We can always choose to hold one another in regard, irrespective of our differing views. In the situation I shared above, I am learning to trust that the outcome will be guided by the process, one that I wish to be about openness in communication, respect for one another, and love for all.

May all our relationships move towards the level of harmony, love and truth that is our natural way.

By Stephen Gammack, Sydney, Australia

Related Reading:
The importance of expressing truth
Self-care: Expressing how you feel
How do you have communication without reaction?

482 thoughts on “I Respectfully Disagree

  1. Despite some very well-meaning and passionate, caring people, our current models of society are built on the foundation of our past. Changes seem to come from the same thinking that seeded the problems in the first place. It seems like we need to come to a stop, take lots of steps back and see it with fresh eyes. In that we need to take a close look at ourselves, as we are the starting point to what becomes ‘society’.

  2. It is interesting to ponder the difference between tolerating another’s differences of opinion and bringing more understanding to that difference of opinion.

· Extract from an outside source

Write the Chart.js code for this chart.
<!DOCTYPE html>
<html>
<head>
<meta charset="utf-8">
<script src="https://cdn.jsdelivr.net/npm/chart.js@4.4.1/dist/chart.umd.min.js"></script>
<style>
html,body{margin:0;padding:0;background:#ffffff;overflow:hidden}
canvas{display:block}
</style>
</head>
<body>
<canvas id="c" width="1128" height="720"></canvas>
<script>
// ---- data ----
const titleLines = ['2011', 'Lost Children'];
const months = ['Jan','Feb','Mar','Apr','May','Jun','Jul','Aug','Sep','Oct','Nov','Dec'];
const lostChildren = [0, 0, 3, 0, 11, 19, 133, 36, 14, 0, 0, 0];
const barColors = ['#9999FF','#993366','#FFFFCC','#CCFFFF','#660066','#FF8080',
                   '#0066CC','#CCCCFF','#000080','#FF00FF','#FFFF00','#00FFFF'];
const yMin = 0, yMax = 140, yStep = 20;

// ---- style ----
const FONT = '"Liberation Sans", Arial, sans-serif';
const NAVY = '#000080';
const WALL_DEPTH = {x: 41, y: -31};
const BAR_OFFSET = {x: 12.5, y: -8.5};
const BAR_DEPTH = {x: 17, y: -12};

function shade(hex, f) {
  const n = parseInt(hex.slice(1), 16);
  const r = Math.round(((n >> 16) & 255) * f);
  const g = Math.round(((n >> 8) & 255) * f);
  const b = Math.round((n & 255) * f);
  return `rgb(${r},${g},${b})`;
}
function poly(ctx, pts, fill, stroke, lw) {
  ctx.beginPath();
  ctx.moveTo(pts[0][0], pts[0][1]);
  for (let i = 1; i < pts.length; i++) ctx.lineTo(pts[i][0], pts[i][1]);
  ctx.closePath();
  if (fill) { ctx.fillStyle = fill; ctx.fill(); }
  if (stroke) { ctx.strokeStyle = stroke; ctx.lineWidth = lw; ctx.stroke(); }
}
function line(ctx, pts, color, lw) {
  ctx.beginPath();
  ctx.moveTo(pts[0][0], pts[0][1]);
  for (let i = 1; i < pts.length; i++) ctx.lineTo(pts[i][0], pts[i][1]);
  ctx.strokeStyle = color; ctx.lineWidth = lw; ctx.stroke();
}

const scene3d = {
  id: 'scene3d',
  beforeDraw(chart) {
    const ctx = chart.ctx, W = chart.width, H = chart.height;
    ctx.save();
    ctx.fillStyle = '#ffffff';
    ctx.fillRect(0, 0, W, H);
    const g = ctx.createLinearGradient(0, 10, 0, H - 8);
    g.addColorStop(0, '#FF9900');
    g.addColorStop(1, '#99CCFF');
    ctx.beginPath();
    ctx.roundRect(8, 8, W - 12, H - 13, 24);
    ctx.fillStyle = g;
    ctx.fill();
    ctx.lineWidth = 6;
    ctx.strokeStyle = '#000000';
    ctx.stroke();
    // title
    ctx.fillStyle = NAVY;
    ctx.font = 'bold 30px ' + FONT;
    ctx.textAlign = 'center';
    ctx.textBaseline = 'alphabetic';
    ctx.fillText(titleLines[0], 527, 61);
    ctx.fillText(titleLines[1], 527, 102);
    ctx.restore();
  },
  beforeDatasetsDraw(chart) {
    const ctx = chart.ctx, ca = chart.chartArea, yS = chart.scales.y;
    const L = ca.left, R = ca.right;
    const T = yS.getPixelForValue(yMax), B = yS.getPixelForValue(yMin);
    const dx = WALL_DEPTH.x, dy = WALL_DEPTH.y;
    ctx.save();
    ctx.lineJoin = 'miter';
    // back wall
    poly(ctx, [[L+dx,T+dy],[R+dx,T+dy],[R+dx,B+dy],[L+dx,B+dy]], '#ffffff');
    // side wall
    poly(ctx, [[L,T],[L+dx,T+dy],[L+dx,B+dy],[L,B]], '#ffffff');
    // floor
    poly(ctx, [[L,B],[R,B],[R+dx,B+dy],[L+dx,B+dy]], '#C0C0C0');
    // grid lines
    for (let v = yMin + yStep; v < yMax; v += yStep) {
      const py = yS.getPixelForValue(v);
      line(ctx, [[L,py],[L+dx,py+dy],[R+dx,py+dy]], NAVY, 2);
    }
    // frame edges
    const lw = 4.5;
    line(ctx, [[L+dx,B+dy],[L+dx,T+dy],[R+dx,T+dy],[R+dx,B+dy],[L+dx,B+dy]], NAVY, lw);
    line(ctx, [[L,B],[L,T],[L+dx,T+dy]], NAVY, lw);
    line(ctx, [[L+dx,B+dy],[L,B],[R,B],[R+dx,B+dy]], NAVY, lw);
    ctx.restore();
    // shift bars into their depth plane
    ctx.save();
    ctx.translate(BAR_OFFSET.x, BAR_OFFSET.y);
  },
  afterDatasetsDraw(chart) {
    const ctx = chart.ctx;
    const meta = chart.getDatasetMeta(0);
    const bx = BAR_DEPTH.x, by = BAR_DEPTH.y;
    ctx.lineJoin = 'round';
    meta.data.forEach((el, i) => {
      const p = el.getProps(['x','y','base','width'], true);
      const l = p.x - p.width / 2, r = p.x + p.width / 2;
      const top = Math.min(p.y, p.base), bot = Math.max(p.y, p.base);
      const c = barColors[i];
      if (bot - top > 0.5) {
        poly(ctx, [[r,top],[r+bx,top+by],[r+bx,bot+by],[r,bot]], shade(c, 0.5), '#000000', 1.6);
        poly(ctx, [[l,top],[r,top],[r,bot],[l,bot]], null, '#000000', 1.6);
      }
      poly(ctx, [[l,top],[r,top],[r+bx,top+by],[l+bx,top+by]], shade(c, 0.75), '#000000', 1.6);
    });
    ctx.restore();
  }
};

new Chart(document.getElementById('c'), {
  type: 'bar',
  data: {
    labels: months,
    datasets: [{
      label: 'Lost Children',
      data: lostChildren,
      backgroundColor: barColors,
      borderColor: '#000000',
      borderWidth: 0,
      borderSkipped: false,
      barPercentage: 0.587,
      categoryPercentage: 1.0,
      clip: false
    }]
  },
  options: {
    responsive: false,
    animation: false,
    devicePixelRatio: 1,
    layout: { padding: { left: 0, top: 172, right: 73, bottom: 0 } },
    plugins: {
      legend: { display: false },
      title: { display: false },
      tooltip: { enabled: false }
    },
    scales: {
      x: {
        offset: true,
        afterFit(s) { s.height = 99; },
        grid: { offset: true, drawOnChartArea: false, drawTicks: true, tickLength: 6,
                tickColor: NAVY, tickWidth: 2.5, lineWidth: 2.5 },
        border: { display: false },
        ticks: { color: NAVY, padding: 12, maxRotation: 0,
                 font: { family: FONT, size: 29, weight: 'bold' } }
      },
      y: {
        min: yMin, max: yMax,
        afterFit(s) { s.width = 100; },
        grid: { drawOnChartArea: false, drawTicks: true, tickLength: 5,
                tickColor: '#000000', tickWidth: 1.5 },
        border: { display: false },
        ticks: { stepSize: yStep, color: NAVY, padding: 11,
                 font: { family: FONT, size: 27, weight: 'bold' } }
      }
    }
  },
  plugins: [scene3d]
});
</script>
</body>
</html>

  3. I love this blog, it feels so confirming that we really don’t need to lock horns so much in life, just know what we feel, hold it and without confrontation we can in the main just get on with living our own knowing around those who have for now at least a different view.

  4. When we know there is no right or wrong, we don’t have to convince anyone of our opinion and can respectfully agree to disagree, knowing we are all where we need to be to evolve at our own pace.

  5. Yes I agree that if we simply and honestly express what we feel is true for us without need to be right or for someone else to agree then we are leaving people to be free and not imposed on. If we all did this then eventually the unified truth will come to the surface as a way forward for all.

  6. Whenever people complain and dramatise about trivial things, I always remember just where our society is at in terms of health and sanity. And it amazes me how we can distract ourselves from that massive picture just for the tiniest little thing that doesn’t fit our picture.

  7. When our bodies understand how our deepening connection brings more awareness then we learn that in life we can be in Humble-Appreciate-ive-ness of who we are and thus responding to every situation with-out any judgement on our-self or others becomes normal.

  8. I wonder if we have been out of kilter for a long time.

    For example, of those who are 50-55 years old in the US, some 80% have been either obese or smoking or both either in the past or now and this number has been stable in the 1970s. In the past it was more people smoking, now it is more people being obese but to me both are highly damaging actions against ourselves – engaged in by 80%! of the population.

  9. A different viewpoint is frequently attacked. There is no acceptance of others points of view or a Normal point of view so to speak, because that questions whether we have foolishly accepted things rather than allowing ourselves to venture deeper, to be more love and share more intimacy.

  10. When I hear or read about what stresses nurses out, it often isn’t the patients or the workload. It’s the relationships with the other nurses that is the greatest stress in the workplace. This is what makes many nurses want to leave the profession, go part time or work nights, or have to drag themselves to work. So, the connection between wellbeing and relationships is very clear and known (perhaps unconsciously) by us all. We don’t mind working hard when there is support and care for each other.

  11. There is so much opportunity to develop and deepen our understanding of anything when we are willing to accept that others may have a different view to the ones we have.

  12. When we get ourselves out of the way and work for a common purpose, we each have a different angle of the same one truth to bring to a situation and that is a delight.